Orbital precession and Lense-Thirring effect of Horndeski rotating spacetimes

We study the precession features of a test particle and gyroscope attached to a stationary observer in Horndeski rotating spacetime. First, we study the precession orbit, Lense-Thirring (LT) precession as well as periastron precession frequencies of the test particle, which are helpful to test the strong gravity of the central object and to distinguish Horndeski rotating black holes from naked singularities. We find that both LT frequency and periastron precession frequency of Horndeski rotating black hole and naked singularity behave differently when the particle's orbit approaches the innermost stable circular orbit. Also, the effects of Horndeski parameter on the two precession frequencies are explored. Second, we investigate the spin precession of a test gyroscope in the Horndeski rotating spacetime by analyzing the LT frequency, the geodetic precession frequency, and the general spin precession frequency for a stationary observer in the spacetime.
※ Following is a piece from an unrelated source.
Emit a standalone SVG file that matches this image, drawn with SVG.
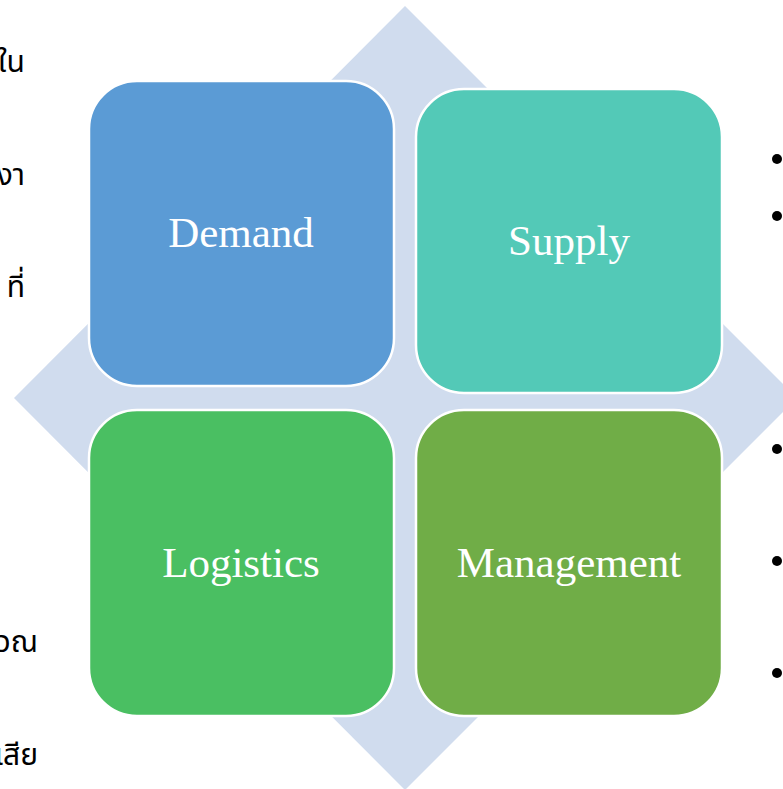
<svg xmlns="http://www.w3.org/2000/svg" width="783" height="789" viewBox="0 0 783 789">
<style>
.box{stroke:#ffffff;stroke-width:2.5}
.lbl{font-family:"Liberation Serif","Times New Roman",serif;font-size:43px;fill:#ffffff;text-anchor:middle}
.th{font-family:"Noto Sans","Noto Sans Thai",sans-serif;font-size:30px;fill:#000000;text-anchor:end}
.dot{fill:#000000}
</style>
<rect width="783" height="789" fill="#ffffff"/>
<polygon id="diamond" points="405,6 797,398 405,790 14,398" fill="#D0DCEE"/>
<g id="connectors"></g>
<g id="demand">
<rect class="box" x="89" y="81" width="305" height="305" rx="48" fill="#5B9BD5"/>
<text class="lbl" x="241" y="247">Demand</text>
</g>
<g id="supply">
<rect class="box" x="416" y="89" width="306" height="304" rx="48" fill="#53C9B7"/>
<text class="lbl" x="569" y="255">Supply</text>
</g>
<g id="logistics">
<rect class="box" x="89" y="410" width="305" height="306" rx="48" fill="#4ABF62"/>
<text class="lbl" x="241" y="577">Logistics</text>
</g>
<g id="management">
<rect class="box" x="416" y="410" width="306" height="306" rx="48" fill="#70AD47"/>
<text class="lbl" x="569" y="577">Management</text>
</g>
<g id="left-text">
<text class="th" x="25" y="72">ใน</text>
<text class="th" x="25" y="185">งา</text>
<text class="th" x="25" y="297">ที่</text>
<text class="th" x="38" y="652">วณ</text>
<text class="th" x="38" y="765">เสีย</text>
</g>
<g id="bullets">
<circle class="dot" cx="777" cy="159" r="5"/>
<circle class="dot" cx="777" cy="216" r="5"/>
<circle class="dot" cx="777" cy="449" r="5"/>
<circle class="dot" cx="777" cy="561" r="5"/>
<circle class="dot" cx="777" cy="673" r="5"/>
</g>
</svg>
The angle, spin parameter and Horndeski parameter modify all these frequencies, which make the results shift from those in Kerr spacetimes. Furthermore, these precession frequencies for the Horndeski rotating black hole and naked singularity are distinguishable. In particular, as the observer gets close to the central object in an arbitrary direction, the frequencies of Horndeski black hole grow significantly and become divergent, while for naked singularity they are finite. These theoretical results in some sense provide a potential method to “detect” event horizon, and to distinguish Horndeski theory from Einstein's general relativity.